Question from Rindler's Introduction to Special Relativity

[learningphysics]

I'm stuck on this problem in the "Relativistic Particle Mechanics" section, number 26. I had no trouble with the first part... but the second part I'm stuck.

"Two identical particles move with velocities +-u along the parallel lines z=0, y=+-a in a frame S, passing x=0 simultaneously. Prove that all centroids determined by observers moving collinearly with these particles lie on the open line-segment x=z=0, |y|<ua/c"...

I had no trouble here. But now:

"Also prove that, keeping the same total (relativistic) mass and angular momentum, two such particles cannot move along lines closer than 2ua/c without breaking the relativistic speed limit."

My basic idea was to use the equation for conservation of relativistic mass leading to:

$$\gamma (v_1) + \gamma (v_2) = 2*\gamma (u)$$

And conservation of 3-angular momentum which leads to:

$$\gamma (v_1)*v_1*r_1 + \gamma (v_2)*v_2*r_2 = 2*\gamma (u) * u * a$$

to try and show the required inequality, but haven't been successful. I'd appreciate any help. Thanks.

 

[CarlB]

You've solved the problem, but you're stuck on the algebra. The problem is all those nasty gamma functions. To get rid of them, try dividing your second formula by your first formula. That is, divide left side by left side, right side by right side.

Carl

 

[learningphysics]

Hi Carl. I still don't see it. After dividing out, I can cancel the $$\gamma (u)$$, but still have the other gamma functions.

So I get:

$$\frac{\gamma (v_1) * v_1 * r_1 + \gamma (v_2) * v_2 * r_2}{\gamma (v_1) + \gamma (v_2) } = u * a$$

but I'm not sure what to do here. I'm probably missing something very simple.

 

[robphy]

Often, gamma $$\gamma$$ factors may be more easily manipulated if you use rapidities $$\theta$$.

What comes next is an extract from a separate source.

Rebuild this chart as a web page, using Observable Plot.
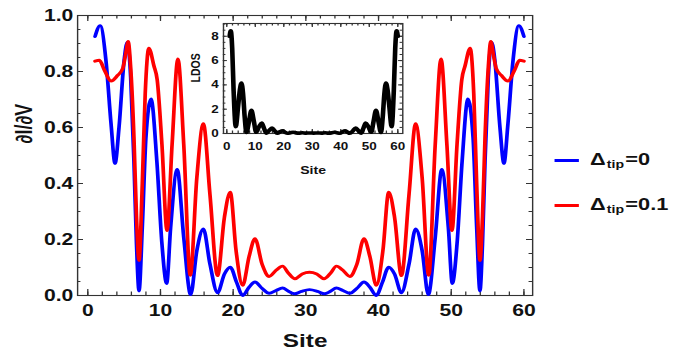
<!DOCTYPE html>
<html><head><meta charset="utf-8">
<script src="https://cdn.jsdelivr.net/npm/d3@7"></script>
<script src="https://cdn.jsdelivr.net/npm/@observablehq/plot@0.6"></script>
<style>
body{margin:0;background:#fff;}
#wrap{position:relative;width:538px;height:355px;transform:scaleX(1.2807);transform-origin:0 0;font-family:"Liberation Sans",Arial,sans-serif;font-weight:bold;color:#111;}
#wrap > svg, #wrap > div{position:absolute;}
.leg{position:absolute;display:flex;align-items:center;height:24px;font-size:17px;white-space:nowrap;}
.leg .sw{display:inline-block;width:19.5px;height:0;border-top:3px solid;margin-right:8.5px;}
.leg sub{font-size:11px;vertical-align:baseline;position:relative;top:3px;margin:0 1px;}
</style></head><body><div id="wrap"></div>
<script>
// ---- data ----
const blueSite = [1.0,1.7,2.5,3.2,3.75,4.3,5.0,5.45,5.9,6.35,6.7,7.05,7.5,8.0,8.7,9.5,10.2,10.85,11.4,12.3,13.2,14.15,15.0,15.9,16.8,17.85,18.8,19.6,20.5,21.3,22.2,23.0,24.0,24.95,25.9,26.8,27.6,28.45,29.4,30.5,31.6,32.55,33.4,34.2,35.1,36.05,37.0,38.0,38.8,39.7,40.5,41.4,42.2,43.15,44.2,45.1,46.0,46.85,47.8,48.7,49.6,50.15,50.8,51.5,52.3,53.0,53.5,53.95,54.3,54.65,55.1,55.55,56.0,56.7,57.25,57.8,58.5,59.3,60.0];
const blueVal  = [0.925,0.964,0.839,0.613,0.472,0.601,0.84,0.905,0.78,0.48,0.185,0.016,0.244,0.565,0.702,0.48,0.185,0.043,0.244,0.45,0.208,0.003,0.16,0.238,0.113,0.01,0.077,0.101,0.045,0.0,0.03,0.048,0.025,0.008,0.018,0.027,0.015,0.006,0.015,0.021,0.015,0.006,0.015,0.027,0.018,0.008,0.025,0.048,0.03,0.0,0.045,0.101,0.077,0.01,0.113,0.238,0.16,0.003,0.208,0.45,0.244,0.043,0.185,0.48,0.702,0.565,0.244,0.016,0.185,0.48,0.78,0.905,0.84,0.601,0.472,0.613,0.839,0.964,0.925];

const redSite = [1.0,1.6,2.3,3.2,4.1,4.8,5.2,5.55,5.9,6.35,6.7,7.05,7.5,7.9,8.4,9.1,9.55,10.2,10.9,11.6,12.4,13.2,14.1,15.0,15.9,16.8,17.85,18.8,19.6,20.4,21.3,22.2,23.0,24.0,24.95,25.9,26.8,27.6,28.5,29.5,30.5,31.5,32.5,33.4,34.2,35.1,36.05,37.0,38.0,38.8,39.7,40.6,41.4,42.2,43.15,44.2,45.1,46.0,46.9,47.8,48.6,49.4,50.1,50.8,51.45,51.9,52.6,53.1,53.5,53.95,54.3,54.65,55.1,55.45,55.8,56.2,56.9,57.8,58.7,59.4,60.0];
const redVal  = [0.837,0.84,0.804,0.766,0.786,0.81,0.86,0.907,0.815,0.565,0.28,0.125,0.40,0.72,0.883,0.82,0.77,0.54,0.232,0.54,0.845,0.54,0.072,0.42,0.614,0.363,0.071,0.28,0.369,0.16,0.036,0.14,0.203,0.11,0.068,0.09,0.105,0.08,0.06,0.077,0.083,0.077,0.06,0.08,0.105,0.09,0.068,0.11,0.203,0.14,0.036,0.16,0.369,0.28,0.071,0.363,0.614,0.42,0.072,0.54,0.845,0.54,0.232,0.54,0.77,0.82,0.883,0.72,0.40,0.125,0.28,0.565,0.815,0.907,0.86,0.81,0.786,0.766,0.804,0.84,0.837];

const ldosSite = [1.0,1.4,1.9,2.4,3.15,4.0,4.6,5.15,5.7,6.3,6.9,7.8,8.65,9.5,10.3,11.3,12.25,13.1,13.9,15.0,15.9,16.9,17.8,18.7,19.5,20.4,21.3,22.4,23.3,24.3,25.3,26.5,27.8,29.0,30.5,32.0,33.2,34.5,35.7,36.7,37.7,38.6,39.7,40.6,41.5,42.3,43.2,44.2,45.2,46.0,47.1,47.9,48.75,49.7,50.7,51.5,52.35,53.2,54.1,54.7,55.3,55.85,56.4,57.0,57.85,58.6,59.1,59.6,60.0];
const ldosVal  = [8.0,8.45,7.0,3.5,0.56,2.3,3.6,4.15,3.3,1.3,0.08,1.0,1.9,1.0,0.1,0.55,0.85,0.4,0.03,0.28,0.45,0.2,0.02,0.14,0.23,0.1,0.02,0.07,0.1,0.05,0.03,0.06,0.03,0.04,0.03,0.04,0.03,0.06,0.03,0.05,0.1,0.07,0.02,0.14,0.23,0.12,0.02,0.2,0.45,0.28,0.03,0.4,0.85,0.55,0.1,1.0,1.9,1.0,0.08,1.3,3.3,4.15,3.6,2.3,0.56,3.5,7.0,8.45,8.0];

const seriesNames = ["tip=0", "tip=0.1"];
const seriesColors = ["#0000ff", "#ff0000"];

const mainXTicks = [0,10,20,30,40,50,60];
const mainXMinor = d3.range(0, 61, 2);
const mainYTicks = [0,0.2,0.4,0.6,0.8,1.0];
const mainYMinor = d3.range(0, 1.001, 0.05);
const insetXTicks = [0,10,20,30,40,50,60];
const insetXMinor = d3.range(0, 61, 2);
const insetYTicks = [0,2,4,6,8];
const insetYMinor = d3.range(0, 9.01, 0.5);

const blue = blueSite.map((s,i)=>({site:s, v:blueVal[i]}));
const red = redSite.map((s,i)=>({site:s, v:redVal[i]}));
const ldos = ldosSite.map((s,i)=>({site:s, v:ldosVal[i]}));

const FONT = '"Liberation Sans", Arial, sans-serif';
const FRAME = "#333";

// ---- main plot ----
const W = 538, H = 355, mL = 60.1, mR = 122.6, mT = 15, mB = 60;
const iw = W - mL - mR, ih = H - mT - mB;
const xMaj = 6, xMin = 3.5, yMaj = 4.7, yMin = 2.7;

const main = Plot.plot({
  width: W, height: H, marginLeft: mL, marginRight: mR, marginTop: mT, marginBottom: mB,
  style: {fontFamily: FONT, fontWeight: "bold", background: "transparent", overflow: "visible", color: "#111"},
  x: {domain: [-1.4, 61.2], label: null},
  y: {domain: [0, 1], label: null},
  marks: [
    Plot.frame({stroke: FRAME, strokeWidth: 1.1}),
    Plot.tickX(mainXMinor, {x: d=>d, insetTop: ih - xMin, stroke: FRAME}),
    Plot.tickX(mainXTicks, {x: d=>d, insetTop: ih - xMaj, stroke: FRAME}),
    Plot.tickX(mainXMinor, {x: d=>d, insetBottom: ih - xMin, stroke: FRAME}),
    Plot.tickX(mainXTicks, {x: d=>d, insetBottom: ih - xMaj, stroke: FRAME}),
    Plot.tickY(mainYMinor, {y: d=>d, insetRight: iw - yMin, stroke: FRAME}),
    Plot.tickY(mainYTicks, {y: d=>d, insetRight: iw - yMaj, stroke: FRAME}),
    Plot.tickY(mainYMinor, {y: d=>d, insetLeft: iw - yMin, stroke: FRAME}),
    Plot.tickY(mainYTicks, {y: d=>d, insetLeft: iw - yMaj, stroke: FRAME}),
    Plot.axisX(mainXTicks, {anchor: "bottom", tickSize: 0, tickPadding: 8.5, fontSize: 16.5, fontWeight: "bold", label: null, tickFormat: d=>String(d)}),
    Plot.axisY(mainYTicks, {anchor: "left", tickSize: 0, tickPadding: 3.4, fontSize: 16.5, fontWeight: "bold", label: null, tickFormat: d3.format(".1f")}),
    Plot.text(["Site"], {text: d=>d, frameAnchor: "bottom", dy: 45, lineAnchor: "middle", fontSize: 19, fontWeight: "bold", fill: "#111"}),
    Plot.text(["\u2202I/\u2202V"], {text: d=>d, frameAnchor: "left", dx: -41.4, dy: -12, rotate: -90, lineAnchor: "middle", fontSize: 18, fontWeight: "bold", fill: "#111"}),
    Plot.line(blue, {x: "site", y: "v", stroke: seriesColors[0], strokeWidth: 2.9, curve: "monotone-x"}),
    Plot.line(red, {x: "site", y: "v", stroke: seriesColors[1], strokeWidth: 2.9, curve: "monotone-x"})
  ]
});
main.style.left = "0px"; main.style.top = "0px";

// ---- inset ----
const IW = 178, IH = 160, iL = 30, iR = 8, iT = 5, iB = 45;
const iiw = IW - iL - iR, iih = IH - iT - iB;
const inset = Plot.plot({
  width: IW, height: IH, marginLeft: iL, marginRight: iR, marginTop: iT, marginBottom: iB,
  style: {fontFamily: FONT, fontWeight: "bold", background: "transparent", overflow: "visible", color: "#111"},
  x: {domain: [-1.16, 61.75], label: null},
  y: {domain: [0, 9.05], label: null},
  marks: [
    Plot.frame({stroke: FRAME, strokeWidth: 1.1}),
    Plot.tickX(insetXMinor, {x: d=>d, insetTop: iih - 2.5, stroke: FRAME}),
    Plot.tickX(insetXTicks, {x: d=>d, insetTop: iih - 4, stroke: FRAME}),
    Plot.tickX(insetXMinor, {x: d=>d, insetBottom: iih - 2.5, stroke: FRAME}),
    Plot.tickX(insetXTicks, {x: d=>d, insetBottom: iih - 4, stroke: FRAME}),
    Plot.tickY(insetYMinor, {y: d=>d, insetRight: iiw - 2, stroke: FRAME}),
    Plot.tickY(insetYTicks, {y: d=>d, insetRight: iiw - 3.2, stroke: FRAME}),
    Plot.tickY(insetYMinor, {y: d=>d, insetLeft: iiw - 2, stroke: FRAME}),
    Plot.tickY(insetYTicks, {y: d=>d, insetLeft: iiw - 3.2, stroke: FRAME}),
    Plot.axisX(insetXTicks, {anchor: "bottom", tickSize: 0, tickPadding: 9, fontSize: 10.5, fontWeight: "bold", label: null, tickFormat: d=>String(d)}),
    Plot.axisY(insetYTicks, {anchor: "left", tickSize: 0, tickPadding: 3.7, fontSize: 10.5, fontWeight: "bold", label: null, tickFormat: d=>String(d)}),
    Plot.text(["Site"], {text: d=>d, frameAnchor: "bottom", dy: 37, lineAnchor: "middle", fontSize: 11, fontWeight: "bold", fill: "#111"}),
    Plot.text(["LDOS"], {text: d=>d, frameAnchor: "left", dx: -21.6, dy: 4, rotate: -90, lineAnchor: "middle", fontSize: 10.5, fontWeight: "bold", fill: "#111"}),
    Plot.line(ldos, {x: "site", y: "v", stroke: "#000", strokeWidth: 3.6, curve: "monotone-x"})
  ]
});
inset.style.left = (173.9 - iL) + "px"; inset.style.top = (23 - iT) + "px";

const wrap = document.getElementById("wrap");
wrap.appendChild(main);
wrap.appendChild(inset);

// ---- legend ----
const legTops = [148, 193];
seriesNames.forEach((name, i) => {
  const [sub, rest] = name.split("=");
  const d = document.createElement("div");
  d.className = "leg";
  d.style.left = "432.6px";
  d.style.top = legTops[i] + "px";
  d.innerHTML = `<span class="sw" style="border-color:${seriesColors[i]}"></span><span>\u0394<sub>${sub}</sub>=${rest}</span>`;
  wrap.appendChild(d);
});
</script></body></html>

$$v{\color{red}/c}=\tanh\theta$$
$$\gamma=\displaystyle\frac{1}{\sqrt{1-(v/c)^2}}=\cosh\theta$$
$$v\gamma{\color{red}/c}=\displaystyle\frac{v{\color{red}/c}}{\sqrt{1-(v/c)^2}}=\sinh\theta$$

Once written in terms of rapidities, apply hyperbolic-trig identities and then do algebra.

 

[CarlB]

I'm not sure what to do here. I'm probably missing something very simple.

Try showing that $$\gamma (v_1) = \gamma (v_2)$$.

Carl

 

[learningphysics]

Thanks Carl and robphy. I see that I was over-generalizing the problem. I thought that r1 and r2 could take any values... however this isn't the case since we could take both particles having the same velocity (u) and position (a), and keep the same total relativistic mass and 3-angular momentum (about the origin) while their separation is 0.

So instead assume that the particles are moving in opposite directions along opposite parallel lines each at an equal distance r from the origin (which is what I believe the problem expects).

So we have:
$$\gamma (v_1) + \gamma (v_2) = 2 * \gamma (u)$$

and

$$(\gamma (v_1) * v_1 + \gamma (v_2) * v_2)*r = 2 * \gamma (u) * u * a$$

Divide the two equations:

$$\frac{\gamma (v_1) * v_1 + \gamma (v_2) * v_2 }{\gamma (v_1) + \gamma (v_2) } * r = u * a$$

Using sinh and cosh and solving for r:

$$r = \frac{cosh(\theta_1) + cosh(\theta_2)}{sinh(\theta_1) + sinh(\theta_2)} * u * a/c$$

Using the hyperbolic identites for sum of 2 cosh, and sum of two sinh...

$$r = coth((\theta_1 + \theta_2)/2) * u * a/c$$

$$coth((\theta_1 + \theta_2)/2) > 1$$ so

$$r > ua/c$$

so the separation of the two particles is > than 2ua/c.